Lifted Voices, an organization that I helped cofound this year, is committed to the cultural, political and personal self-defense of women and non-binary people of color. We believe that Naomi's case is especially important, at this heated moment in our city, because it provides us with an opportunity to live up to a banner that many of us have lifted up in the past year: one that declares that Black lives matter. It is not enough to insist upon such a principle after those lives have been extinguished. We must admit the complexities and contradictions that lead to so much Black death in our streets, and to so many Black bodies being thrust into cages. It is the system - not victims - that should be held accountable for offering marginalized women so little recourse. We must put our beliefs into action, whether the story at hand has made headlines or not, and reject notions of respectability when it comes to who we deem worthy of protection.
We must free Naomi Freeman.
Toward that end, Lifted Voices is partnering with Chicago's Community Bond Fund, Project NIA and a number of other organizations to raise the money needed to bring Naomi home for the holidays. It's a tall order. Given the severity of the charge against Naomi, $35,000 must be raised to accomplish this goal within the next two weeks. But it can be done.
Naomi will no doubt need continued support upon being released on bond, and the fight to free other women who've been similarly persecuted will no doubt be a long and difficult one. But in spite of how daunting or lengthy these battles may prove, we believe this work is essential to the kind of transformation our society desperately needs. Until we live in a world that does not require activists to dedicate themselves to the defense of women living in a culture of brutality and rape, we must marshal every resource and every ounce of strength to assert the value of Black and Brown lives.
We cannot pay our debt to those who have perished because of our societal failures without affirming the value of those who have survived. We cannot claim to value Black lives unless we acknowledge that Black women have a right to ensure their own survival. As Chicago organizer Mariame Kaba has repeatedly articulated, women of color in the United States have never been treated as though they have selves to defend. The dehumanization that has plagued Black and Brown women since this country's beginnings must be fought, and we can fight it now, by bringing Naomi home.

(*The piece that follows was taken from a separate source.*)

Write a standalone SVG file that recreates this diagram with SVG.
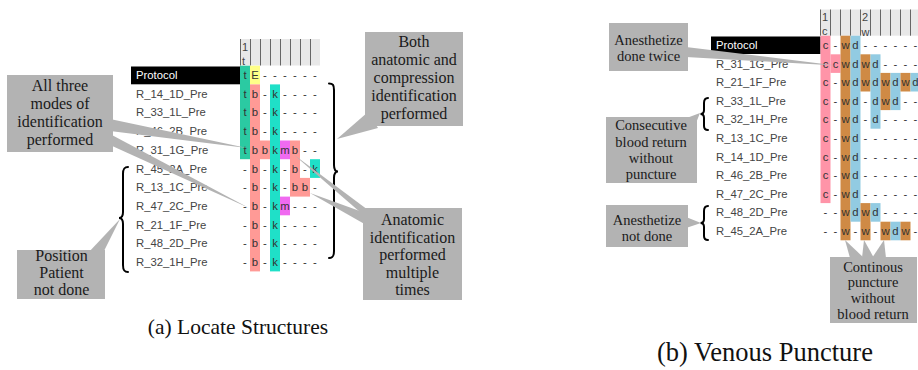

We plan to succeed in this effort, and when Naomi walks out of Cook County Jail, into the arms of those who love her, I intend to be there, carrying the intentions of all those who are willing to rally in her name.
In the coming weeks, I will continue to offer updates on Naomi's case, and the efforts that are underway to free and defend her. For now, I would like to leave you with a few of Naomi's own words, written for the outside world to hear as she sits in Cook County Jail:
"Someday I will need to explain to my kids why they don't have their father. I never meant to hurt him that day; I only acted in fear for my life. I have to forgive myself, but not for surviving, and I don't think I should be punished for defending my life. I have to get home to my kids as soon as I can and be the best mother I can be. I need a second chance at life for them and for myself."